**Exercise description:** Take the lines from the beginning of the material through the line containing "y_ticks = [1.0, 1.5, 2.0, 2.5, 3.0, 3.5, 4.0]" and retype them exactly, leaving the pictures out.

____________

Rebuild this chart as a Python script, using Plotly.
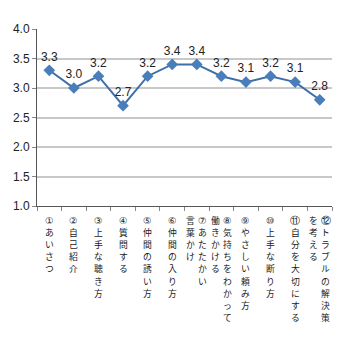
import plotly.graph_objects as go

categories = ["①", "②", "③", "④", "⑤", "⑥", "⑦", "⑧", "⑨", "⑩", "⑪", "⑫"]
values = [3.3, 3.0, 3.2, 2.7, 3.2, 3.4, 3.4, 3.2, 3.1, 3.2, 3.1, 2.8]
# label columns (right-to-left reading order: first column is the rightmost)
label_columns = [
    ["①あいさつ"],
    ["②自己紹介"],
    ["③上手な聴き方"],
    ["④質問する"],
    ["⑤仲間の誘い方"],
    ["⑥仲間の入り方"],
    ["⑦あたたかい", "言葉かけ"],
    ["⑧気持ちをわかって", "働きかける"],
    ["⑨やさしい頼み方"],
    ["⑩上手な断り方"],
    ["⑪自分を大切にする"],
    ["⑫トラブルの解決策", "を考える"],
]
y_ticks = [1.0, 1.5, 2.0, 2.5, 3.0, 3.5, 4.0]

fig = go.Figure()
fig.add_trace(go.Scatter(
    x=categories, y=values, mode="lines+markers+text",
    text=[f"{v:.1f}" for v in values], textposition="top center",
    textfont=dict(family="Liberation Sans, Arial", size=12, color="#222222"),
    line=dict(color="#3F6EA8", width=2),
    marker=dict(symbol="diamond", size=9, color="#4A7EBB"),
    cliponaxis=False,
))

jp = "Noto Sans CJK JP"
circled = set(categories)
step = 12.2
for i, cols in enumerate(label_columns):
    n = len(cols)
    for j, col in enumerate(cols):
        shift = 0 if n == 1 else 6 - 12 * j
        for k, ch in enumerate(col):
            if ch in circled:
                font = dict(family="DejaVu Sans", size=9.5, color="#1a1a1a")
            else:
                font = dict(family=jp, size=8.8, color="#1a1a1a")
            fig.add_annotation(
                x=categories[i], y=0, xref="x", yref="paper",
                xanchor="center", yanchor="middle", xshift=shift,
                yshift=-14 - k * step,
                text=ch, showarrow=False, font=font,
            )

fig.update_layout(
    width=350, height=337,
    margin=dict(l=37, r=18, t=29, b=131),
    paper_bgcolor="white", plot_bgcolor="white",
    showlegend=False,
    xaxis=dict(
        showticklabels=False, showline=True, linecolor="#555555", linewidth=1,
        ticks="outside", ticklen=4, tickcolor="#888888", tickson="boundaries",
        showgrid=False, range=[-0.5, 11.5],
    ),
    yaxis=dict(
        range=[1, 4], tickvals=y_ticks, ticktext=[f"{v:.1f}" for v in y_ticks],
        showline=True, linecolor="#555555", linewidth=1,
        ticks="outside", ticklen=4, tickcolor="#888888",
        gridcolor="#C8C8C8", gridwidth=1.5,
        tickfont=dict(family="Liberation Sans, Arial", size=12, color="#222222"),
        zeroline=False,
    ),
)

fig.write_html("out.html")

____________

**Full answer:**
Rebuild this chart as a Python script, using Plotly.
import plotly.graph_objects as go

categories = ["①", "②", "③", "④", "⑤", "⑥", "⑦", "⑧", "⑨", "⑩", "⑪", "⑫"]
values = [3.3, 3.0, 3.2, 2.7, 3.2, 3.4, 3.4, 3.2, 3.1, 3.2, 3.1, 2.8]
# label columns (right-to-left reading order: first column is the rightmost)
label_columns = [
    ["①あいさつ"],
    ["②自己紹介"],
    ["③上手な聴き方"],
    ["④質問する"],
    ["⑤仲間の誘い方"],
    ["⑥仲間の入り方"],
    ["⑦あたたかい", "言葉かけ"],
    ["⑧気持ちをわかって", "働きかける"],
    ["⑨やさしい頼み方"],
    ["⑩上手な断り方"],
    ["⑪自分を大切にする"],
    ["⑫トラブルの解決策", "を考える"],
]
y_ticks = [1.0, 1.5, 2.0, 2.5, 3.0, 3.5, 4.0]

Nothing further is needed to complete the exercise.